__Your instructions__:
Using the data below, determine the number of lines that include the string "matplotlib". Write only that number.

__Given data__:
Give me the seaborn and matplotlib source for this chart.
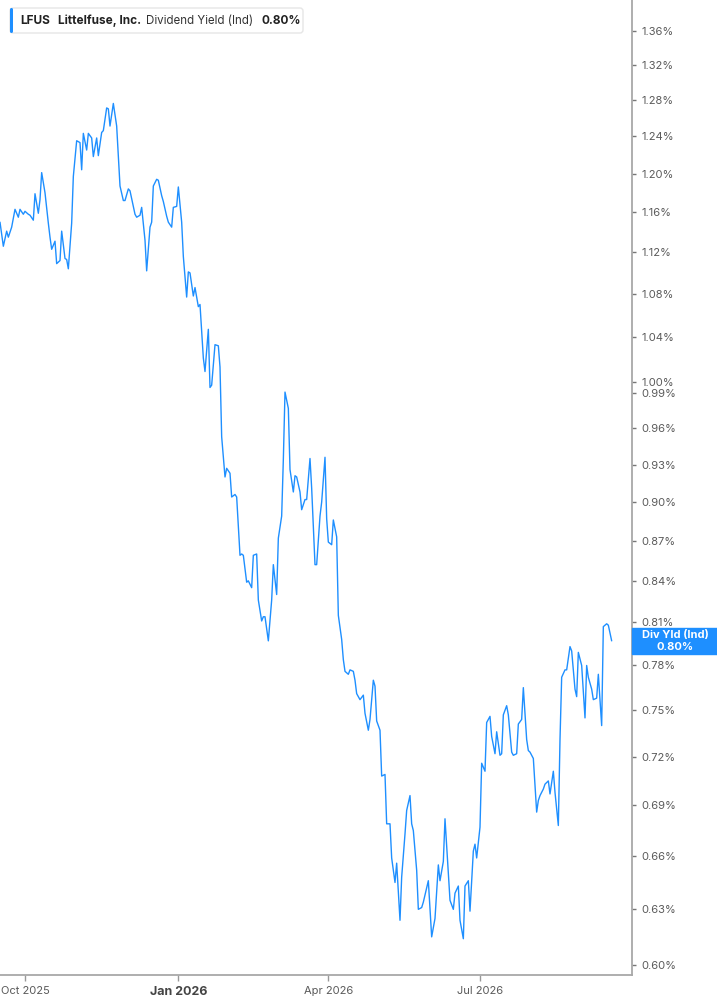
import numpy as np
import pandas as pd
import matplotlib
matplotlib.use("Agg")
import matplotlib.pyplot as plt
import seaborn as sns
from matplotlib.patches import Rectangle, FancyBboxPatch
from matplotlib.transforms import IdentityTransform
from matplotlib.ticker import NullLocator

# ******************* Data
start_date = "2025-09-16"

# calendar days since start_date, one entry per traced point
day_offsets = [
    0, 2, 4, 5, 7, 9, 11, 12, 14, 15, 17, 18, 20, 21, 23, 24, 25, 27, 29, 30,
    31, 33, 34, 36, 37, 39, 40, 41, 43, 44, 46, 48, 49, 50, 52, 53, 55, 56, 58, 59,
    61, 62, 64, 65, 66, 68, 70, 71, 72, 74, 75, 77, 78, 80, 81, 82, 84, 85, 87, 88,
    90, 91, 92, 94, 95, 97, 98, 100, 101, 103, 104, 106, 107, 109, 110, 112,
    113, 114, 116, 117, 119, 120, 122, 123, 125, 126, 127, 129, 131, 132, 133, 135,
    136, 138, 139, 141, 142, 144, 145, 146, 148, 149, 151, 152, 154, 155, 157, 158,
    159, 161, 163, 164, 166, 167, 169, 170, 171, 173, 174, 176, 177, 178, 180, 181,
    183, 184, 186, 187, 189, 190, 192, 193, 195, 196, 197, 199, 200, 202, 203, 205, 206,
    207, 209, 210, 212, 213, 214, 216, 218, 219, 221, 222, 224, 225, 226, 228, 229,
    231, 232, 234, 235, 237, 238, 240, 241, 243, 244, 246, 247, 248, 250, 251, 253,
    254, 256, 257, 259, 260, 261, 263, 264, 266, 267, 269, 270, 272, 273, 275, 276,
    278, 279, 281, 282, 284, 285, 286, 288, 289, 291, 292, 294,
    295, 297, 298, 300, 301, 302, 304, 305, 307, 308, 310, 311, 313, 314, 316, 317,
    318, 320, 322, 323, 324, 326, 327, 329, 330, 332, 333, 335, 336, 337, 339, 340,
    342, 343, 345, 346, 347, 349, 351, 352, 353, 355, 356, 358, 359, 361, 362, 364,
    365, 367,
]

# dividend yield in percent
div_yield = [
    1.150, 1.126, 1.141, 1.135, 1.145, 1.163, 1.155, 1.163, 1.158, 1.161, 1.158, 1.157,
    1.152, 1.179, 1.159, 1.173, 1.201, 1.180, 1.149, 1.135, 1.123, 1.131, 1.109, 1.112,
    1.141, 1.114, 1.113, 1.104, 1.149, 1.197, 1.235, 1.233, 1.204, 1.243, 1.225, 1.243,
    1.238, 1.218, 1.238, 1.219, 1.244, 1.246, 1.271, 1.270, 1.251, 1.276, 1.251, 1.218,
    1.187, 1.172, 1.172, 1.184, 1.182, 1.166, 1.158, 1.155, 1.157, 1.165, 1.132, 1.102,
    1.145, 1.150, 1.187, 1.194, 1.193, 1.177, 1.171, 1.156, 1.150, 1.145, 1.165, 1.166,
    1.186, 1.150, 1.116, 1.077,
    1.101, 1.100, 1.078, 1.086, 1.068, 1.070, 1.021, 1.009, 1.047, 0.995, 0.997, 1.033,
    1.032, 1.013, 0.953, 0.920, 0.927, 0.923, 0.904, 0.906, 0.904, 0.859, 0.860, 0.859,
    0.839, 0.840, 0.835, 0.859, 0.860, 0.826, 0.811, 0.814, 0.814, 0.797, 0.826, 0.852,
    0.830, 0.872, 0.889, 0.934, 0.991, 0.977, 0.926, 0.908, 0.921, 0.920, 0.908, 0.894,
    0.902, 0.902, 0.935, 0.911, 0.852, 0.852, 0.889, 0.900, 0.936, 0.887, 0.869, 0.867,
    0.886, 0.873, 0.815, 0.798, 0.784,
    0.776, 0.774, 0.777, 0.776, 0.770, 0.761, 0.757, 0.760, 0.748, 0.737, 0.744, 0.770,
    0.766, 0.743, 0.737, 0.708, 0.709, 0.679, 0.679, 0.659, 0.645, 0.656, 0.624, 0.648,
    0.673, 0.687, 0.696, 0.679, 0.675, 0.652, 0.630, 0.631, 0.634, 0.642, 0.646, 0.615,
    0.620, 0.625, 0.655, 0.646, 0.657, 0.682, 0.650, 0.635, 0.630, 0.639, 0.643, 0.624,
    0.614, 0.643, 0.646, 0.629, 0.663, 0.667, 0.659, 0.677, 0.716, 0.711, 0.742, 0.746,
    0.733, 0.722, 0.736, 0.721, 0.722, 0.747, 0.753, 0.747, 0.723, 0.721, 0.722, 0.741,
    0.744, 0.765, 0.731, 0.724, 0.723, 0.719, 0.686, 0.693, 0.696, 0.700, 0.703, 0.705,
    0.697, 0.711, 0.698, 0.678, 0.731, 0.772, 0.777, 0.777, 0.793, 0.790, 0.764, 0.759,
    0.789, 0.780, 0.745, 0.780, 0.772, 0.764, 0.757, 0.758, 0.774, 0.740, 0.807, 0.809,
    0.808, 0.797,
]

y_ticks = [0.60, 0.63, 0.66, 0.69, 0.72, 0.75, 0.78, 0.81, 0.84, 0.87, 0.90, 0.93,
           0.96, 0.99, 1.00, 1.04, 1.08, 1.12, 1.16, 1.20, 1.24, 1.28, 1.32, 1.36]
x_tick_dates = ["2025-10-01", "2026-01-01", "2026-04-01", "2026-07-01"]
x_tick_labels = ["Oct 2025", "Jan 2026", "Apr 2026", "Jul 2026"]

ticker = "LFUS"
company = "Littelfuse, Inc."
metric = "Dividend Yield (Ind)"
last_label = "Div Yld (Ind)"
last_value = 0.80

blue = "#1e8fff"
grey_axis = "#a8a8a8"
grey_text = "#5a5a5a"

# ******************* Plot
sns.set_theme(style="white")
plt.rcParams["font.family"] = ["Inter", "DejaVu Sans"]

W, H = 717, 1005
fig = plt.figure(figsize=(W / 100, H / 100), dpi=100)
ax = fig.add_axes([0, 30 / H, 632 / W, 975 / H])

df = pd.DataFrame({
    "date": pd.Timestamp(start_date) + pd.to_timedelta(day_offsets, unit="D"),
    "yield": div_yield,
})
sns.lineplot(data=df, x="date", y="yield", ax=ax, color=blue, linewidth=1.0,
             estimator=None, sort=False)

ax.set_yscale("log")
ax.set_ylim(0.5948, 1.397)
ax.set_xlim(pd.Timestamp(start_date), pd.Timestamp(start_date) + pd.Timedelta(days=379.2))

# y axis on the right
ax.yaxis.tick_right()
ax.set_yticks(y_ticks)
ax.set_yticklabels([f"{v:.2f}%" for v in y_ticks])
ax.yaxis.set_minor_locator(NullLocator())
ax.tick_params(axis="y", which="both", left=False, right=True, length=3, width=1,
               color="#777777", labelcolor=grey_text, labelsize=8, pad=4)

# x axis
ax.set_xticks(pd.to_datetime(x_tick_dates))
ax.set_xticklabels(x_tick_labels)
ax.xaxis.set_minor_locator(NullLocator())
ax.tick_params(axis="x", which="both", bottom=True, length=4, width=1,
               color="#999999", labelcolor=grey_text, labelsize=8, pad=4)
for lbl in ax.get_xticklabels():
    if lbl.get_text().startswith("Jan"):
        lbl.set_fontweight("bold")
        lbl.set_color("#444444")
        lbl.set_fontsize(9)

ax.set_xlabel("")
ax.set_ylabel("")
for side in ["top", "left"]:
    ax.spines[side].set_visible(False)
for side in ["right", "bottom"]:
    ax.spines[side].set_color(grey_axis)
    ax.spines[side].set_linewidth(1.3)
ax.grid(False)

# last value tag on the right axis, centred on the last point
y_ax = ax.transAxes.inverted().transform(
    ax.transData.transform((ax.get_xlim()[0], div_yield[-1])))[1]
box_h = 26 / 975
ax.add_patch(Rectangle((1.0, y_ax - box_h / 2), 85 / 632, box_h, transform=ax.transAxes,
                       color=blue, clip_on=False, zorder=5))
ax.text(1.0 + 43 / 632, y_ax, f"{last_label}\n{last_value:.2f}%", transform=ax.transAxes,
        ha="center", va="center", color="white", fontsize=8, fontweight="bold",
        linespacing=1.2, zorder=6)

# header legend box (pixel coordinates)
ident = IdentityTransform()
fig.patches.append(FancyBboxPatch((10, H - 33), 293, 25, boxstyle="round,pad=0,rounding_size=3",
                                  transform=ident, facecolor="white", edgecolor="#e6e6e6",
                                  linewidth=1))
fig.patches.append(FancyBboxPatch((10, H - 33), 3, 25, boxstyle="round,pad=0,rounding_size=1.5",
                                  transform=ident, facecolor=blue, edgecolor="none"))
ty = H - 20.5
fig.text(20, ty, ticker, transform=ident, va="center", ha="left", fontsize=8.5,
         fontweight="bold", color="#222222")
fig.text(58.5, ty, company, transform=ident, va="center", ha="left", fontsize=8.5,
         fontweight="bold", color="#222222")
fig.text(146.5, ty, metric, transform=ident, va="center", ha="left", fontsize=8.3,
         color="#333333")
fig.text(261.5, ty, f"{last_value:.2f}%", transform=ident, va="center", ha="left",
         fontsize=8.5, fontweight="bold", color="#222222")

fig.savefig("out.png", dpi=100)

__Written response__:
7